Kroft joined Bill O’Reilly on the latter’s We’ll Do It Live! podcast, where he reflected on his decades at the iconic newsmagazine, a job that he confessed he “hated.”

60 Minutes was really appealing, and I thought, I wasn’t really sure I was ever going to get there. I didn’t really seriously think about it. When I did, there’s so many things that, first of all, the job is just 24 hours a day,” Kroft said of the grind at the prestigious program. “I mean, you may get a couple hours of bad sleep. Beepers going off, getting on jets, going here and there, the whole thing, then coming back and spending, you know, three or four days writing the script, and then going to the screenings and then getting on, starting it all over again.”

He also recalls the competitive atmosphere and envy among fellow journalists after he got the gig.

“I can remember when I was tapped to go to 60 Minutes, I thought this was fantastic and I expected a lot of people would just come up and say, ‘That’s really great, I’m really happy for you,’” he recalled. “And then you realize after a while that not everybody was happy that I got this job. There were other people that wanted it. And so then you’ve all of a sudden made a bunch of enemies. And that’s, it’s just, you know, it’s a snake pit.”

Instead, Kroft said the best job he had at CBS was when he was a correspondent in the London bureau.

“I got to see the world, that was the job I always wanted,” Kroft said.

Still, Kroft found it “exhilarating” to do the stories he did.

“It was exhilarating in the sense that the reason I loved the job was because of the stories that I could do, and the fact that they liked good stories,” he said.

Steve Kroft & Bill O'Reilly on Media Bias, CBS News, Iran & Trump — We'll Do It Live!

When Kroft retired at the age of 73, he was 60 Minutes‘ longest-tenured correspondent and had conducted some of the long-running show’s most indelible interviews. He spoke to the Clintons in 1992 when Hillary Clinton famously invoked Tammy Wynette amid claims that then-candidate Bill Clinton had had an affair with Gennifer Flowers.

“It began awkwardly because of the delicate subject matter, but as Hillary got more involved and joined in the conversation, I knew we had a good story,” Kroft, who admitted he was nervous about the big sit-down, previously recalled to The Hollywood Reporter. “When she made the Tammy Wynette remark, I knew we were home free.”

He also had memorable sit-downs with Woody Allen, Clint Eastwood and Barack Obama (16 in total, including one after the 2011 assassination of Osama Bin Laden) and he led significant investigations into Saddam Hussein’s hidden financial assets and insider trading in Congress. Still, he said the story that had the greatest impact on him was a 2001 report about financial firm Sandler O’Neill, which lost a third of its employees in the World Trade Center attacks.

“In the days following the disaster, the surviving partner, Jimmy Dunne, allowed us to follow him and other managers as they planned the funerals, comforted and counseled the families, and against impossible odds, kept the company running during the worst days,” he said. “It survived and is thriving today.”

When asked how his producers would describe him, the skilled, veteran correspondent, also a perfectionist, said, “I think if you asked them during the scripting process the answer would be unprintable.
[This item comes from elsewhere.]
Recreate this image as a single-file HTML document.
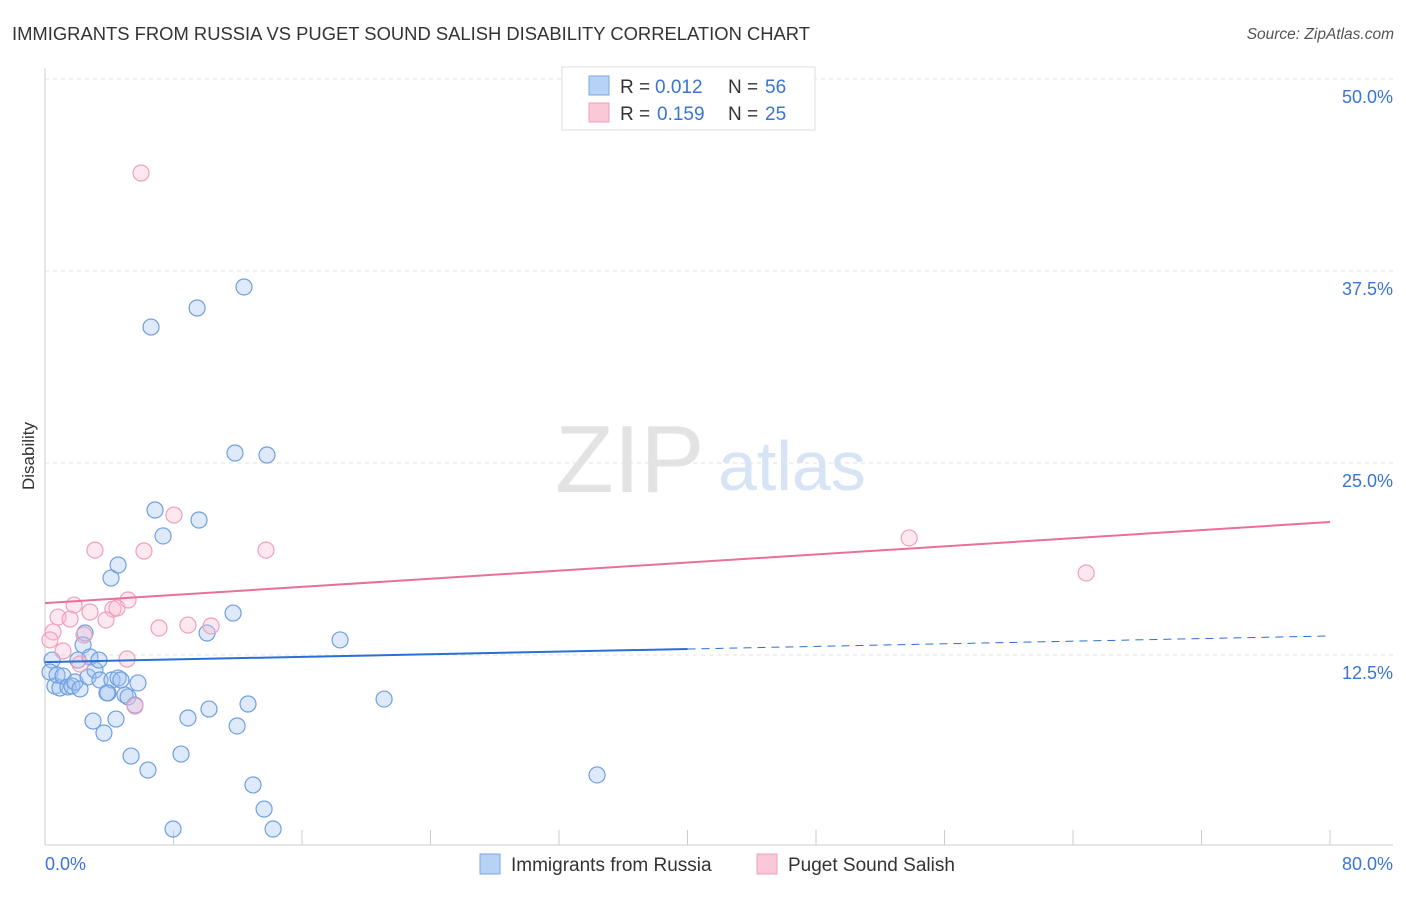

When the story is finished and screened, they would be more complimentary. I’m not easy.”

Over the summer, Kroft briefly returned to the spotlight when he joined Jon Stewart on The Daily Show to share his thoughts on Paramount’s controversial $16 million settlement with President Trump tied to 60 Minutes‘ editing of its interview with Trump’s opponent in the 2024 presidential election, former Vice President Kamala Harris. Kroft was blunt in his assessment of the deal, calling it a “shakedown.”

When asked about the mood at 60 Minutes in light of his likely ongoing communications with past colleagues, Kroft agreed with Stewart’s assessment that the settlement is likely “devastating to the people who work in a place that prides themselves on contextual, good journalism.”

“I think there’s a lot of fear over there,” Kroft said. “Fear of losing their job, fear of what’s happening to the country, fear of losing the First Amendment, all of those things.”